■ Written problem
Transcribe the listing that follows in full, omitting pictures.

■ Data lines
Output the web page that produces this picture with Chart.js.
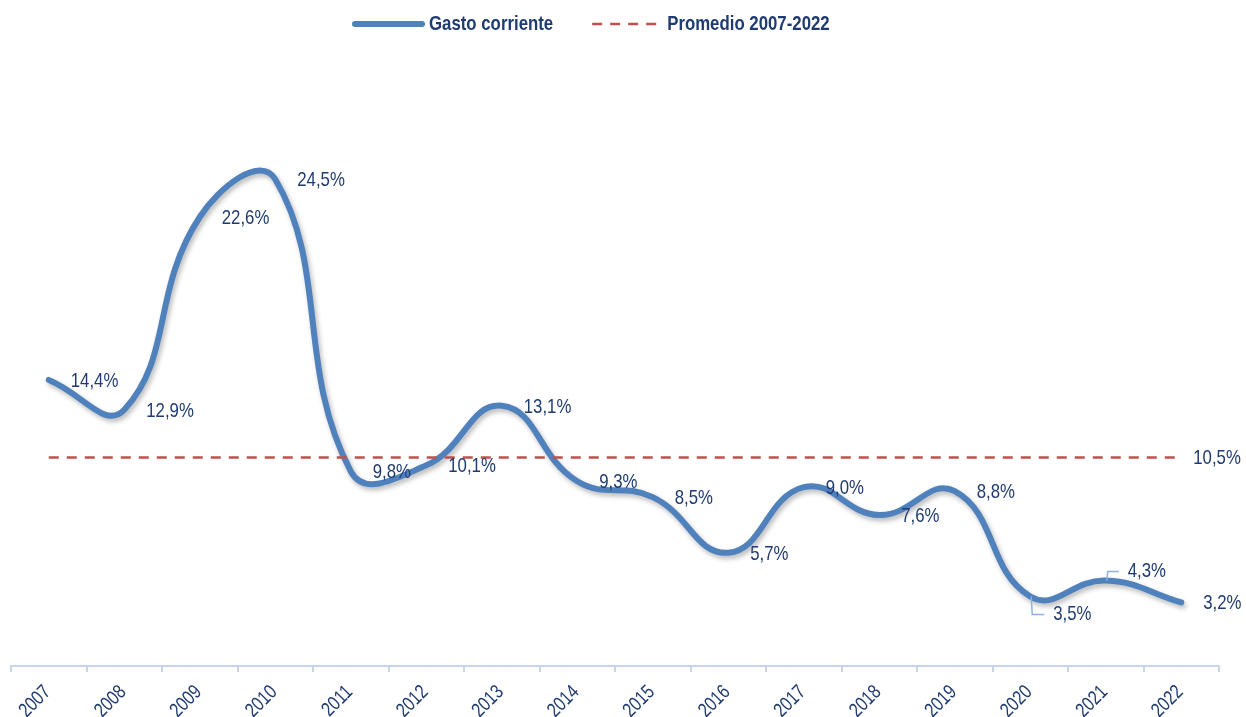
<!DOCTYPE html>
<html>
<head>
<meta charset="utf-8">
<script src="https://cdn.jsdelivr.net/npm/chart.js@4"></script>
<style>
  html, body { margin: 0; padding: 0; background: #fff; }
  #wrap { width: 1246px; height: 717px; }
</style>
</head>
<body>
<div id="wrap"><canvas id="gastoChart"></canvas></div>
<script>
// data
const years = ['2007', '2008', '2009', '2010', '2011', '2012', '2013', '2014',
               '2015', '2016', '2017', '2018', '2019', '2020', '2021', '2022'];
const gasto = [14.4, 12.9, 22.6, 24.5, 9.8, 10.1, 13.1, 9.3, 8.5, 5.7, 9.0, 7.6, 8.8, 3.5, 4.3, 3.2];
const promedio = [10.5, 10.5, 10.5, 10.5, 10.5, 10.5, 10.5, 10.5, 10.5, 10.5, 10.5, 10.5, 10.5, 10.5, 10.5, 10.5];
const seriesNames = ['Gasto corriente', 'Promedio 2007-2022'];

const BLUE = '#4f81bd';
const RED = '#c0504d';
const NAVY = '#1f3b70';
const AXIS = '#c6d5ea';
const FAMILY = '"Liberation Sans", Arial, sans-serif';
const NARROW = 0.8; // no Arial Narrow here, so squeeze Liberation Sans

const fmt = v => v.toFixed(1).replace('.', ',') + '%';

// draw text horizontally condensed, like the narrow font of the original
function narrowText(ctx, text, x, y, angle) {
    ctx.save();
    ctx.translate(x, y);
    if (angle) ctx.rotate(angle);
    ctx.scale(NARROW, 1);
    ctx.fillText(text, 0, 0);
    ctx.restore();
}

// a few labels in the reference sit off the point with a leader line
const labelShift = { 13: { dx: 23, dy: 18, leader: true }, 14: { dx: 22, dy: -9, leader: true } };

const lineShadow = {
    id: 'lineShadow',
    beforeDatasetDraw(chart, args) {
        if (args.index !== 0) return;
        const ctx = chart.ctx;
        ctx.save();
        ctx.shadowColor = 'rgba(0, 0, 0, 0.28)';
        ctx.shadowBlur = 5;
        ctx.shadowOffsetX = 2;
        ctx.shadowOffsetY = 3;
    },
    afterDatasetDraw(chart, args) {
        if (args.index !== 0) return;
        chart.ctx.restore();
    }
};

const valueLabels = {
    id: 'valueLabels',
    afterDatasetsDraw(chart) {
        const ctx = chart.ctx;
        ctx.save();
        ctx.font = '21px ' + FAMILY;
        ctx.fillStyle = NAVY;
        ctx.textAlign = 'left';
        ctx.textBaseline = 'middle';

        chart.getDatasetMeta(0).data.forEach((pt, i) => {
            const s = labelShift[i] || { dx: 22, dy: 1 };
            const tx = pt.x + s.dx, ty = pt.y + s.dy;
            if (s.leader) {
                ctx.strokeStyle = '#8db3e2';
                ctx.lineWidth = 1.5;
                ctx.beginPath();
                ctx.moveTo(pt.x + 1, pt.y);
                ctx.lineTo(pt.x + 2, ty);
                ctx.lineTo(tx - 9, ty);
                ctx.stroke();
            }
            narrowText(ctx, fmt(gasto[i]), tx, ty);
        });

        const avgPts = chart.getDatasetMeta(1).data;
        const last = avgPts[avgPts.length - 1];
        narrowText(ctx, fmt(promedio[promedio.length - 1]), last.x + 12, last.y + 1);
        ctx.restore();
    }
};

// x labels drawn rotated and condensed at the category scale's positions
const yearLabels = {
    id: 'yearLabels',
    afterDraw(chart) {
        const ctx = chart.ctx;
        const xs = chart.scales.x;
        ctx.save();
        ctx.font = '20px ' + FAMILY;
        ctx.fillStyle = NAVY;
        ctx.textAlign = 'right';
        ctx.textBaseline = 'middle';
        years.forEach((yr, i) => {
            narrowText(ctx, yr, xs.getPixelForValue(i) - 1, xs.bottom + 17, -Math.PI / 4);
        });
        ctx.restore();
    }
};

const topLegend = {
    id: 'topLegend',
    afterDraw(chart) {
        const ctx = chart.ctx;
        const y = 24;
        let x = 355;
        ctx.save();
        ctx.font = 'bold 21px ' + FAMILY;
        ctx.fillStyle = NAVY;
        ctx.textBaseline = 'middle';

        ctx.strokeStyle = BLUE;
        ctx.lineWidth = 6;
        ctx.lineCap = 'round';
        ctx.beginPath();
        ctx.moveTo(x, y);
        ctx.lineTo(x + 67, y);
        ctx.stroke();
        x += 74;
        narrowText(ctx, seriesNames[0], x, y);
        x += ctx.measureText(seriesNames[0]).width * NARROW + 39;

        ctx.strokeStyle = RED;
        ctx.lineWidth = 2.5;
        ctx.lineCap = 'butt';
        ctx.setLineDash([10, 8]);
        ctx.beginPath();
        ctx.moveTo(x, y);
        ctx.lineTo(x + 64, y);
        ctx.stroke();
        ctx.setLineDash([]);
        x += 75;
        narrowText(ctx, seriesNames[1], x, y);
        ctx.restore();
    }
};

new Chart(document.getElementById('gastoChart').getContext('2d'), {
    type: 'line',
    data: {
        labels: years,
        datasets: [{
            label: seriesNames[0],
            data: gasto,
            borderColor: BLUE,
            borderWidth: 6,
            tension: 0.45,
            pointRadius: 0,
            borderCapStyle: 'round',
            fill: false,
            order: 1
        }, {
            label: seriesNames[1],
            data: promedio,
            borderColor: RED,
            borderWidth: 2.5,
            borderDash: [10, 8],
            pointRadius: 0,
            fill: false,
            order: 0
        }]
    },
    options: {
        responsive: true,
        maintainAspectRatio: false,
        animation: false,
        layout: { padding: { top: 70, left: 11, right: 27, bottom: 45 } },
        scales: {
            x: {
                offset: true,
                border: { color: AXIS, width: 2 },
                grid: { offset: true, drawOnChartArea: false, tickLength: 6, color: AXIS, lineWidth: 2 },
                ticks: { display: false }
            },
            y: { display: false, min: 0, max: 30 }
        },
        plugins: {
            legend: { display: false },
            tooltip: { enabled: false }
        }
    },
    plugins: [lineShadow, valueLabels, yearLabels, topLegend]
});
</script>
</body>
</html>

■ Right answer
Output the web page that produces this picture with Chart.js.
<!DOCTYPE html>
<html>
<head>
<meta charset="utf-8">
<script src="https://cdn.jsdelivr.net/npm/chart.js@4"></script>
<style>
  html, body { margin: 0; padding: 0; background: #fff; }
  #wrap { width: 1246px; height: 717px; }
</style>
</head>
<body>
<div id="wrap"><canvas id="gastoChart"></canvas></div>
<script>
// data
const years = ['2007', '2008', '2009', '2010', '2011', '2012', '2013', '2014',
               '2015', '2016', '2017', '2018', '2019', '2020', '2021', '2022'];
const gasto = [14.4, 12.9, 22.6, 24.5, 9.8, 10.1, 13.1, 9.3, 8.5, 5.7, 9.0, 7.6, 8.8, 3.5, 4.3, 3.2];
const promedio = [10.5, 10.5, 10.5, 10.5, 10.5, 10.5, 10.5, 10.5, 10.5, 10.5, 10.5, 10.5, 10.5, 10.5, 10.5, 10.5];
const seriesNames = ['Gasto corriente', 'Promedio 2007-2022'];

const BLUE = '#4f81bd';
const RED = '#c0504d';
const NAVY = '#1f3b70';
const AXIS = '#c6d5ea';
const FAMILY = '"Liberation Sans", Arial, sans-serif';
const NARROW = 0.8; // no Arial Narrow here, so squeeze Liberation Sans

const fmt = v => v.toFixed(1).replace('.', ',') + '%';

// draw text horizontally condensed, like the narrow font of the original
function narrowText(ctx, text, x, y, angle) {
    ctx.save();
    ctx.translate(x, y);
    if (angle) ctx.rotate(angle);
    ctx.scale(NARROW, 1);
    ctx.fillText(text, 0, 0);
    ctx.restore();
}

// a few labels in the reference sit off the point with a leader line
const labelShift = { 13: { dx: 23, dy: 18, leader: true }, 14: { dx: 22, dy: -9, leader: true } };

const lineShadow = {
    id: 'lineShadow',
    beforeDatasetDraw(chart, args) {
        if (args.index !== 0) return;
        const ctx = chart.ctx;
        ctx.save();
        ctx.shadowColor = 'rgba(0, 0, 0, 0.28)';
        ctx.shadowBlur = 5;
        ctx.shadowOffsetX = 2;
        ctx.shadowOffsetY = 3;
    },
    afterDatasetDraw(chart, args) {
        if (args.index !== 0) return;
        chart.ctx.restore();
    }
};

const valueLabels = {
    id: 'valueLabels',
    afterDatasetsDraw(chart) {
        const ctx = chart.ctx;
        ctx.save();
        ctx.font = '21px ' + FAMILY;
        ctx.fillStyle = NAVY;
        ctx.textAlign = 'left';
        ctx.textBaseline = 'middle';

        chart.getDatasetMeta(0).data.forEach((pt, i) => {
            const s = labelShift[i] || { dx: 22, dy: 1 };
            const tx = pt.x + s.dx, ty = pt.y + s.dy;
            if (s.leader) {
                ctx.strokeStyle = '#8db3e2';
                ctx.lineWidth = 1.5;
                ctx.beginPath();
                ctx.moveTo(pt.x + 1, pt.y);
                ctx.lineTo(pt.x + 2, ty);
                ctx.lineTo(tx - 9, ty);
                ctx.stroke();
            }
            narrowText(ctx, fmt(gasto[i]), tx, ty);
        });

        const avgPts = chart.getDatasetMeta(1).data;
        const last = avgPts[avgPts.length - 1];
        narrowText(ctx, fmt(promedio[promedio.length - 1]), last.x + 12, last.y + 1);
        ctx.restore();
    }
};

// x labels drawn rotated and condensed at the category scale's positions
const yearLabels = {
    id: 'yearLabels',
    afterDraw(chart) {
        const ctx = chart.ctx;
        const xs = chart.scales.x;
        ctx.save();
        ctx.font = '20px ' + FAMILY;
        ctx.fillStyle = NAVY;
        ctx.textAlign = 'right';
        ctx.textBaseline = 'middle';
        years.forEach((yr, i) => {
            narrowText(ctx, yr, xs.getPixelForValue(i) - 1, xs.bottom + 17, -Math.PI / 4);
        });
        ctx.restore();
    }
};

const topLegend = {
    id: 'topLegend',
    afterDraw(chart) {
        const ctx = chart.ctx;
        const y = 24;
        let x = 355;
        ctx.save();
        ctx.font = 'bold 21px ' + FAMILY;
        ctx.fillStyle = NAVY;
        ctx.textBaseline = 'middle';

        ctx.strokeStyle = BLUE;
        ctx.lineWidth = 6;
        ctx.lineCap = 'round';
        ctx.beginPath();
        ctx.moveTo(x, y);
        ctx.lineTo(x + 67, y);
        ctx.stroke();
        x += 74;
        narrowText(ctx, seriesNames[0], x, y);
        x += ctx.measureText(seriesNames[0]).width * NARROW + 39;

        ctx.strokeStyle = RED;
        ctx.lineWidth = 2.5;
        ctx.lineCap = 'butt';
        ctx.setLineDash([10, 8]);
        ctx.beginPath();
        ctx.moveTo(x, y);
        ctx.lineTo(x + 64, y);
        ctx.stroke();
        ctx.setLineDash([]);
        x += 75;
        narrowText(ctx, seriesNames[1], x, y);
        ctx.restore();
    }
};

new Chart(document.getElementById('gastoChart').getContext('2d'), {
    type: 'line',
    data: {
        labels: years,
        datasets: [{
            label: seriesNames[0],
            data: gasto,
            borderColor: BLUE,
            borderWidth: 6,
            tension: 0.45,
            pointRadius: 0,
            borderCapStyle: 'round',
            fill: false,
            order: 1
        }, {
            label: seriesNames[1],
            data: promedio,
            borderColor: RED,
            borderWidth: 2.5,
            borderDash: [10, 8],
            pointRadius: 0,
            fill: false,
            order: 0
        }]
    },
    options: {
        responsive: true,
        maintainAspectRatio: false,
        animation: false,
        layout: { padding: { top: 70, left: 11, right: 27, bottom: 45 } },
        scales: {
            x: {
                offset: true,
                border: { color: AXIS, width: 2 },
                grid: { offset: true, drawOnChartArea: false, tickLength: 6, color: AXIS, lineWidth: 2 },
                ticks: { display: false }
            },
            y: { display: false, min: 0, max: 30 }
        },
        plugins: {
            legend: { display: false },
            tooltip: { enabled: false }
        }
    },
    plugins: [lineShadow, valueLabels, yearLabels, topLegend]
});
</script>
</body>
</html>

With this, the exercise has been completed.